Short task :: Pictures in the entries below are to be left out; otherwise, reproduce exactly the lines from the first through the line containing "v in counts]))".

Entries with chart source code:
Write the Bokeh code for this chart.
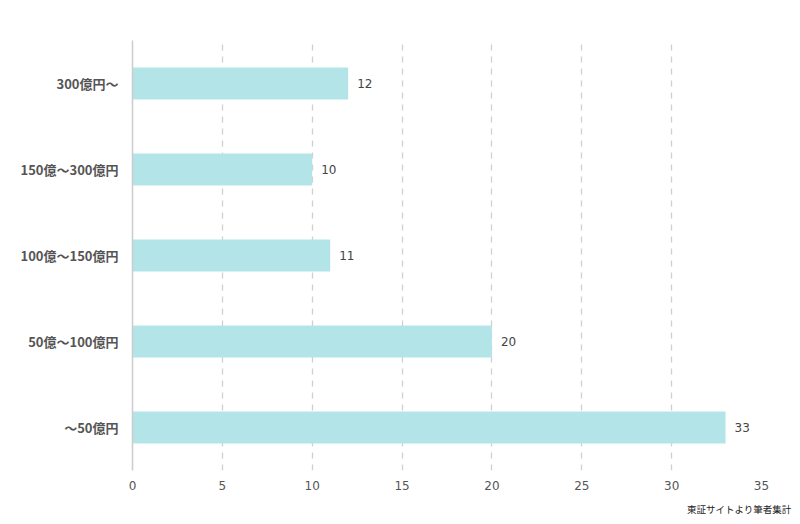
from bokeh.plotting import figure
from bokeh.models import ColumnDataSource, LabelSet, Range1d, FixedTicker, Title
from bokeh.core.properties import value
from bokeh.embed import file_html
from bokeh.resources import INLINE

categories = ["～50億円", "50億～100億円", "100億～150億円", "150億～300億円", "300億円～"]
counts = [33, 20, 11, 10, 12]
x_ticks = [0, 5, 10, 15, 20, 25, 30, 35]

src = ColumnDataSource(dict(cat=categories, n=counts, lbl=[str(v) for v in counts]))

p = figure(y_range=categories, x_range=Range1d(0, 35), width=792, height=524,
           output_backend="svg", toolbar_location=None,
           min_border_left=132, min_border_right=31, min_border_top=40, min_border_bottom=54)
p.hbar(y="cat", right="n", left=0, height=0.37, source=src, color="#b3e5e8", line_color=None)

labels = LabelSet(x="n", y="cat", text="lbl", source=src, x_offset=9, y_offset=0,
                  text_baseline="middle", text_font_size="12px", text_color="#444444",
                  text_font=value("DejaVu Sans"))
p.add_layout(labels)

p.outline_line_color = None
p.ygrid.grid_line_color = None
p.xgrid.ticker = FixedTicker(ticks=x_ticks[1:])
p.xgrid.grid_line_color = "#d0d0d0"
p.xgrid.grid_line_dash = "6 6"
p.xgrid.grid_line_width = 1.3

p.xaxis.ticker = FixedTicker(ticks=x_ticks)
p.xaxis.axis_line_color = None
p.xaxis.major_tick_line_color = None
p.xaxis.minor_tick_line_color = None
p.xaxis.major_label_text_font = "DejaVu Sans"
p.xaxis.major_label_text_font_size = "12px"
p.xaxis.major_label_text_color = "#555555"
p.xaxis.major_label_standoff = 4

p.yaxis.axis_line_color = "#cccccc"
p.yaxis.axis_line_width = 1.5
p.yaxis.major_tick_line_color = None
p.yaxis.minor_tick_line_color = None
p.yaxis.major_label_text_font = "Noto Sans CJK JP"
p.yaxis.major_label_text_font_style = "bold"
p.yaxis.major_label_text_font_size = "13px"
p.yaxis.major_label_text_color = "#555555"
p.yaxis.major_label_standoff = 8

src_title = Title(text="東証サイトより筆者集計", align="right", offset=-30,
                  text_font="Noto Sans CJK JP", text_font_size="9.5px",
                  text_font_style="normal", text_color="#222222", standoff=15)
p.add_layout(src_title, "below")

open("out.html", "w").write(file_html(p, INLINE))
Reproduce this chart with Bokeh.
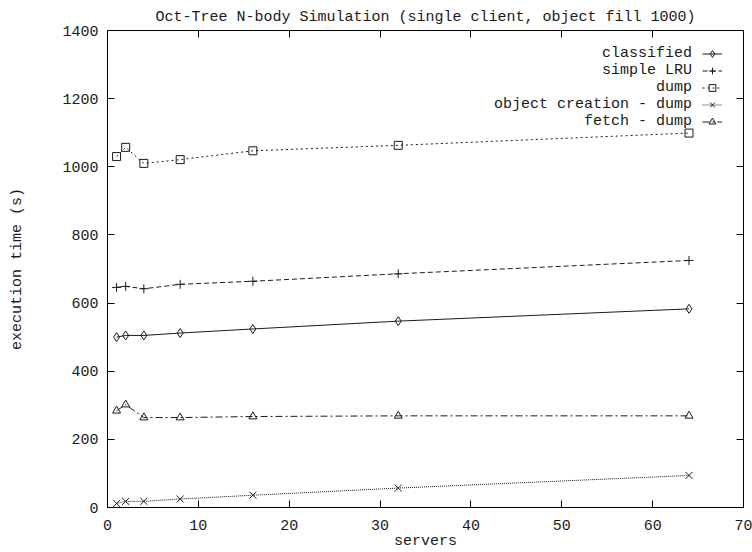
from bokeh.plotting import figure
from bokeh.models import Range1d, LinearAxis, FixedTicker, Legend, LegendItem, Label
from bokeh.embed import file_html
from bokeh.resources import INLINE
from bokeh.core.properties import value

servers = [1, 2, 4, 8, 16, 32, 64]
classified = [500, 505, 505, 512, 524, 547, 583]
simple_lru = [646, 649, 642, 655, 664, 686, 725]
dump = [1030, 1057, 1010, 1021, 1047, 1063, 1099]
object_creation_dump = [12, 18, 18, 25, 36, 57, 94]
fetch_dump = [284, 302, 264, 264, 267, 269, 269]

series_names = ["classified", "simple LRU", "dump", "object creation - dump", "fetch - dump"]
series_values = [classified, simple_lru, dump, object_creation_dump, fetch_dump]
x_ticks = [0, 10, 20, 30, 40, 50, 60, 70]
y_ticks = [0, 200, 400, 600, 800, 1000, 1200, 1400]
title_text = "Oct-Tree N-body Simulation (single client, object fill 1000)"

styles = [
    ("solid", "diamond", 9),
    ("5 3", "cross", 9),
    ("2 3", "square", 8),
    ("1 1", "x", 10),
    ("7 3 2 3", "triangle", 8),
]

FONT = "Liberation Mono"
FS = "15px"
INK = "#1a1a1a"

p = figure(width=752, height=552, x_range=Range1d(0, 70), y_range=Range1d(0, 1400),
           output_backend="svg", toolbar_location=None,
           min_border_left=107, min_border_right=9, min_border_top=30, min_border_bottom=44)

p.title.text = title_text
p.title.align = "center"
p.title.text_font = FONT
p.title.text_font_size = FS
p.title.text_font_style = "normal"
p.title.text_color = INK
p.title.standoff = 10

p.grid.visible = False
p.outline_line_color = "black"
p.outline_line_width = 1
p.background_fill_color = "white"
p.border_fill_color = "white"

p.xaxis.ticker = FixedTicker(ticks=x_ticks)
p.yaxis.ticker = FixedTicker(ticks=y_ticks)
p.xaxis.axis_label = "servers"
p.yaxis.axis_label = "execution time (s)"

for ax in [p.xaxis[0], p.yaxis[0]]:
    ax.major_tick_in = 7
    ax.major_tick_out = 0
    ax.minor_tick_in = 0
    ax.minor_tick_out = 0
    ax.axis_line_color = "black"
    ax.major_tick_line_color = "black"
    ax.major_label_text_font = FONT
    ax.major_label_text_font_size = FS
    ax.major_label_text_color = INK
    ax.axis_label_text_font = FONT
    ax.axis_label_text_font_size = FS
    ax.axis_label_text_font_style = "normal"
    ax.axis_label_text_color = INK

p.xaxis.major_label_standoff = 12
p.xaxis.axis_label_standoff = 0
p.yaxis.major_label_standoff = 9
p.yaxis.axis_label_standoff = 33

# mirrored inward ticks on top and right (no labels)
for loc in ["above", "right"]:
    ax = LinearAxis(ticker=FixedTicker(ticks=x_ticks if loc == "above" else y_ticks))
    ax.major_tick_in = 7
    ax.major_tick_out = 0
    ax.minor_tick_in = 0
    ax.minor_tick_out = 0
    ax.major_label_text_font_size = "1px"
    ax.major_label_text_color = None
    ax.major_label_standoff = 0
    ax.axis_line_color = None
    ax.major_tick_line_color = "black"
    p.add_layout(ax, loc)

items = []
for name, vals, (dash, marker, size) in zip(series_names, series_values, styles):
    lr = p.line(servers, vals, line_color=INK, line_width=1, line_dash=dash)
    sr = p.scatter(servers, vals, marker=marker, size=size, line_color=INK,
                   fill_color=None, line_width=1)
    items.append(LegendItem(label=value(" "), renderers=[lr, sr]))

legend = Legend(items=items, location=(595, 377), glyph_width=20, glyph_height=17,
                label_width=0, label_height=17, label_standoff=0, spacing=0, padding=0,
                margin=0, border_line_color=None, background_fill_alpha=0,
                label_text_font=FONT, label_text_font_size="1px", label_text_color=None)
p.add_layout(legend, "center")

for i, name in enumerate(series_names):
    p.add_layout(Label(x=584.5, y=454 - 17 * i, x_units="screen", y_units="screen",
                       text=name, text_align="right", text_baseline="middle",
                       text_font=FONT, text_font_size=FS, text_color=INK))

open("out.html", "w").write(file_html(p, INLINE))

Final result ::
Write the Bokeh code for this chart.
from bokeh.plotting import figure
from bokeh.models import ColumnDataSource, LabelSet, Range1d, FixedTicker, Title
from bokeh.core.properties import value
from bokeh.embed import file_html
from bokeh.resources import INLINE

categories = ["～50億円", "50億～100億円", "100億～150億円", "150億～300億円", "300億円～"]
counts = [33, 20, 11, 10, 12]
x_ticks = [0, 5, 10, 15, 20, 25, 30, 35]

src = ColumnDataSource(dict(cat=categories, n=counts, lbl=[str(v) for v in counts]))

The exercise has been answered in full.